SPORTING Q&A
Q. When did Australia abolish the eight-ball over in cricket? Why were they different to the rest of the world in the first place?
A. In the early days of cricket, the five-ball over was by no means universal. For example, in 1895 Alfred Shaw bowled a then record 100.1 five-ball overs in a single first-class innings. As for Australia and the six-ball over, the Australian Board of Control reintroduced this into the Sheffield Shield in the late 1970s after a break of 33 years, coinciding with the board reaching peace with Kerry Packer's World Series of Cricket. It was presumably thought that more bowling changes and a quicker rotation of ends would lead to brighter cricket.
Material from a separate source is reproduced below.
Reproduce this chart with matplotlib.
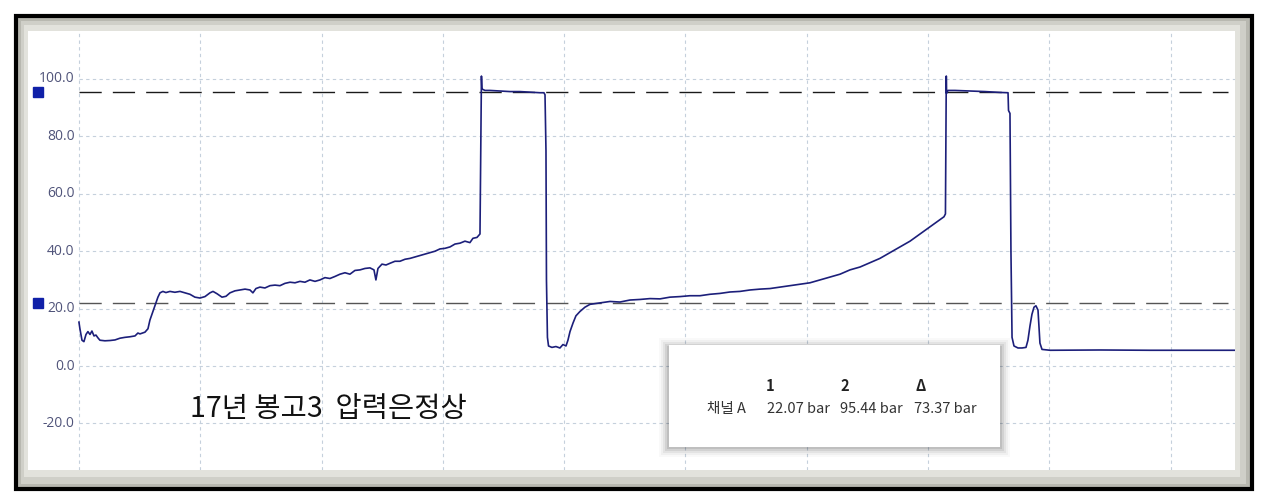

The cynic in me, however, believes that the more breaks between overs you have, the more adverts can be incorporated into TV coverage. Incidentally eight- ball overs are still allowed under the rules of cricket.
TIM MICKLEBURGH
Grimsby
Answers please
Q. Why does a darts board have an irregular pattern of numbering - 20 at the top and then, rotating clockwise, 1, 18, 4, 13, 6, 10, 15, 2, 17, 3, 19, 7, 16, 8, 11, 14, 9, 12 and 5 - who devised such a strange system? And why must games consist of odd numbers (such as 501 down), always finishing on a double and sometimes starting on one too?
VINCE ARMFORTH
London SE17
Q. Last season, Nottingham's two football clubs both won promotion from their respective football league divisions - Nottingham Forest to the Premiership and Notts County to the Second Division. This term, they both seemed doomed to relegation. Have the fortunes and misfortunes of one city's clubs ever been so closely mirrored?
RAY BLOOM
Watford
Q. Tottenham Hotspur recently recorded six Premiership draws in a row. Is this a record?
BILL STRICKLAND
London N10
Q. When William Webb Ellis picked up a football and ran with it, thus historically inventing the game of rugby, I presume that the ball, being a football, was spherical. When and why did rugby adopt an oval ball? Did other oval ball sports (Aussie rules and American football principally) derive from rugby or did they evolve separately?
CHARLES STRAUGHTLY
Gloucester
Q. It is often reckoned down in this part of the world that Poole, in Dorset, is the largest town in England which has never had a team in the Football League (Poole Town at present play in the Hampshire League First Division and have never been higher than non-League level). Can anyone confirm or deny the truth behind this urban myth?